* **Stored data**:
★ ★ ★

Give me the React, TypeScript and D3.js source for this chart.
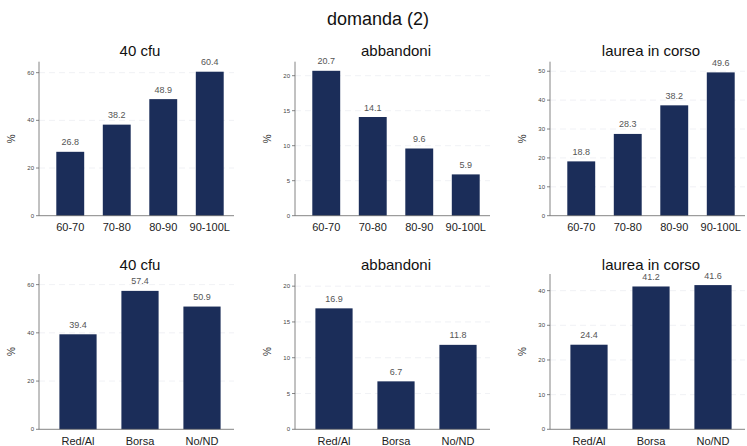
import React from "react";
import * as d3 from "d3";

const mainTitle = "domanda (2)";
const panelTitles = ["40 cfu", "abbandoni", "laurea in corso", "40 cfu", "abbandoni", "laurea in corso"];
const voteCategories = ["60-70", "70-80", "80-90", "90-100L"];
const grantCategories = ["Red/Al", "Borsa", "No/ND"];
const cfuByVote = [26.8, 38.2, 48.9, 60.4];
const dropByVote = [20.7, 14.1, 9.6, 5.9];
const onTimeByVote = [18.8, 28.3, 38.2, 49.6];
const cfuByGrant = [39.4, 57.4, 50.9];
const dropByGrant = [16.9, 6.7, 11.8];
const onTimeByGrant = [24.4, 41.2, 41.6];
const yTicks1 = [0, 20, 40, 60];
const yTicks2 = [0, 5, 10, 15, 20];
const yTicks3 = [0, 10, 20, 30, 40, 50];
const yTicks6 = [0, 10, 20, 30, 40];
const yMaxes = [64.6, 22, 53.3, 64.4, 21.7, 44.8];

const W = 747;
const H = 446;
const BAR = "#1b2d59";
const FONT = "'Liberation Sans', Arial, sans-serif";

type Panel = {
  title: string;
  cats: string[];
  vals: number[];
  ticks: number[];
  yMax: number;
  axisX: number;
  y0: number;
  yTop: number;
  titleY: number;
  catY: number;
};

const axisXs = [39, 295, 550];
const rowGeom = [
  { y0: 215.7, yTop: 61.7, titleY: 56, catY: 231 },
  { y0: 429.3, yTop: 274, titleY: 270, catY: 445 },
];

const data = [
  [voteCategories, cfuByVote, yTicks1],
  [voteCategories, dropByVote, yTicks2],
  [voteCategories, onTimeByVote, yTicks3],
  [grantCategories, cfuByGrant, yTicks1],
  [grantCategories, dropByGrant, yTicks2],
  [grantCategories, onTimeByGrant, yTicks6],
] as [string[], number[], number[]][];

const panels: Panel[] = data.map(([cats, vals, ticks], i) => {
  const row = rowGeom[Math.floor(i / 3)];
  return {
    title: panelTitles[i],
    cats,
    vals,
    ticks,
    yMax: yMaxes[i],
    axisX: axisXs[i % 3],
    ...row,
  };
});

function PanelView({ p }: { p: Panel }) {
  const x = d3
    .scaleBand<string>()
    .domain(p.cats)
    .range([p.axisX + 8, p.axisX + 194])
    .paddingInner(0.4)
    .paddingOuter(0.2);
  const y = d3.scaleLinear().domain([0, p.yMax]).range([p.y0, p.yTop]);
  const right = p.axisX + 195;
  const center = p.axisX + 101;
  return (
    <g>
      {p.ticks.map((t) =>
        t === 0 ? null : (
          <line
            key={"g" + t}
            x1={p.axisX}
            x2={right}
            y1={y(t)}
            y2={y(t)}
            stroke="#eceef3"
            strokeWidth={0.8}
            strokeDasharray="6 4"
          />
        )
      )}
      {p.vals.map((v, i) => (
        <g key={p.cats[i]}>
          <rect
            x={x(p.cats[i])}
            y={y(v)}
            width={x.bandwidth()}
            height={p.y0 - y(v)}
            fill={BAR}
          />
          <text
            x={(x(p.cats[i]) as number) + x.bandwidth() / 2}
            y={y(v) - 6.5}
            textAnchor="middle"
            fontSize={9}
            fill="#555"
          >
            {v.toFixed(1)}
          </text>
          <text
            x={(x(p.cats[i]) as number) + x.bandwidth() / 2}
            y={p.catY}
            textAnchor="middle"
            fontSize={11}
            fill="#222"
          >
            {p.cats[i]}
          </text>
        </g>
      ))}
      <line x1={p.axisX} x2={p.axisX} y1={p.yTop} y2={p.y0} stroke="#666" strokeWidth={0.8} />
      <line x1={p.axisX} x2={right} y1={p.y0} y2={p.y0} stroke="#666" strokeWidth={0.8} />
      {p.ticks.map((t) => (
        <g key={"t" + t}>
          <line x1={p.axisX - 3} x2={p.axisX} y1={y(t)} y2={y(t)} stroke="#666" strokeWidth={0.8} />
          <text x={p.axisX - 5} y={y(t) + 2} textAnchor="end" fontSize={6} fill="#444">
            {t}
          </text>
        </g>
      ))}
      <text
        transform={`translate(${p.axisX - 24},${(p.y0 + p.yTop) / 2}) rotate(-90)`}
        textAnchor="middle"
        fontSize={10}
        fill="#333"
      >
        %
      </text>
      <text x={center} y={p.titleY} textAnchor="middle" fontSize={15} fill="#111">
        {p.title}
      </text>
    </g>
  );
}

export default function App() {
  return (
    <svg
      width={W}
      height={H}
      style={{ position: "absolute", left: 0, top: 0, background: "#fff", fontFamily: FONT }}
    >
      <rect width={W} height={H} fill="#fff" />
      <text x={378} y={25} textAnchor="middle" fontSize={18} fill="#111">
        {mainTitle}
      </text>
      {panels.map((p, i) => (
        <PanelView key={i} p={p} />
      ))}
    </svg>
  );
}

★ ★ ★

* **Request**:
Reproduce the whole listing exactly, but not the images in it.

* **Final answer**:
Give me the React, TypeScript and D3.js source for this chart.
import React from "react";
import * as d3 from "d3";

const mainTitle = "domanda (2)";
const panelTitles = ["40 cfu", "abbandoni", "laurea in corso", "40 cfu", "abbandoni", "laurea in corso"];
const voteCategories = ["60-70", "70-80", "80-90", "90-100L"];
const grantCategories = ["Red/Al", "Borsa", "No/ND"];
const cfuByVote = [26.8, 38.2, 48.9, 60.4];
const dropByVote = [20.7, 14.1, 9.6, 5.9];
const onTimeByVote = [18.8, 28.3, 38.2, 49.6];
const cfuByGrant = [39.4, 57.4, 50.9];
const dropByGrant = [16.9, 6.7, 11.8];
const onTimeByGrant = [24.4, 41.2, 41.6];
const yTicks1 = [0, 20, 40, 60];
const yTicks2 = [0, 5, 10, 15, 20];
const yTicks3 = [0, 10, 20, 30, 40, 50];
const yTicks6 = [0, 10, 20, 30, 40];
const yMaxes = [64.6, 22, 53.3, 64.4, 21.7, 44.8];

const W = 747;
const H = 446;
const BAR = "#1b2d59";
const FONT = "'Liberation Sans', Arial, sans-serif";

type Panel = {
  title: string;
  cats: string[];
  vals: number[];
  ticks: number[];
  yMax: number;
  axisX: number;
  y0: number;
  yTop: number;
  titleY: number;
  catY: number;
};

const axisXs = [39, 295, 550];
const rowGeom = [
  { y0: 215.7, yTop: 61.7, titleY: 56, catY: 231 },
  { y0: 429.3, yTop: 274, titleY: 270, catY: 445 },
];

const data = [
  [voteCategories, cfuByVote, yTicks1],
  [voteCategories, dropByVote, yTicks2],
  [voteCategories, onTimeByVote, yTicks3],
  [grantCategories, cfuByGrant, yTicks1],
  [grantCategories, dropByGrant, yTicks2],
  [grantCategories, onTimeByGrant, yTicks6],
] as [string[], number[], number[]][];

const panels: Panel[] = data.map(([cats, vals, ticks], i) => {
  const row = rowGeom[Math.floor(i / 3)];
  return {
    title: panelTitles[i],
    cats,
    vals,
    ticks,
    yMax: yMaxes[i],
    axisX: axisXs[i % 3],
    ...row,
  };
});

function PanelView({ p }: { p: Panel }) {
  const x = d3
    .scaleBand<string>()
    .domain(p.cats)
    .range([p.axisX + 8, p.axisX + 194])
    .paddingInner(0.4)
    .paddingOuter(0.2);
  const y = d3.scaleLinear().domain([0, p.yMax]).range([p.y0, p.yTop]);
  const right = p.axisX + 195;
  const center = p.axisX + 101;
  return (
    <g>
      {p.ticks.map((t) =>
        t === 0 ? null : (
          <line
            key={"g" + t}
            x1={p.axisX}
            x2={right}
            y1={y(t)}
            y2={y(t)}
            stroke="#eceef3"
            strokeWidth={0.8}
            strokeDasharray="6 4"
          />
        )
      )}
      {p.vals.map((v, i) => (
        <g key={p.cats[i]}>
          <rect
            x={x(p.cats[i])}
            y={y(v)}
            width={x.bandwidth()}
            height={p.y0 - y(v)}
            fill={BAR}
          />
          <text
            x={(x(p.cats[i]) as number) + x.bandwidth() / 2}
            y={y(v) - 6.5}
            textAnchor="middle"
            fontSize={9}
            fill="#555"
          >
            {v.toFixed(1)}
          </text>
          <text
            x={(x(p.cats[i]) as number) + x.bandwidth() / 2}
            y={p.catY}
            textAnchor="middle"
            fontSize={11}
            fill="#222"
          >
            {p.cats[i]}
          </text>
        </g>
      ))}
      <line x1={p.axisX} x2={p.axisX} y1={p.yTop} y2={p.y0} stroke="#666" strokeWidth={0.8} />
      <line x1={p.axisX} x2={right} y1={p.y0} y2={p.y0} stroke="#666" strokeWidth={0.8} />
      {p.ticks.map((t) => (
        <g key={"t" + t}>
          <line x1={p.axisX - 3} x2={p.axisX} y1={y(t)} y2={y(t)} stroke="#666" strokeWidth={0.8} />
          <text x={p.axisX - 5} y={y(t) + 2} textAnchor="end" fontSize={6} fill="#444">
            {t}
          </text>
        </g>
      ))}
      <text
        transform={`translate(${p.axisX - 24},${(p.y0 + p.yTop) / 2}) rotate(-90)`}
        textAnchor="middle"
        fontSize={10}
        fill="#333"
      >
        %
      </text>
      <text x={center} y={p.titleY} textAnchor="middle" fontSize={15} fill="#111">
        {p.title}
      </text>
    </g>
  );
}

export default function App() {
  return (
    <svg
      width={W}
      height={H}
      style={{ position: "absolute", left: 0, top: 0, background: "#fff", fontFamily: FONT }}
    >
      <rect width={W} height={H} fill="#fff" />
      <text x={378} y={25} textAnchor="middle" fontSize={18} fill="#111">
        {mainTitle}
      </text>
      {panels.map((p, i) => (
        <PanelView key={i} p={p} />
      ))}
    </svg>
  );
}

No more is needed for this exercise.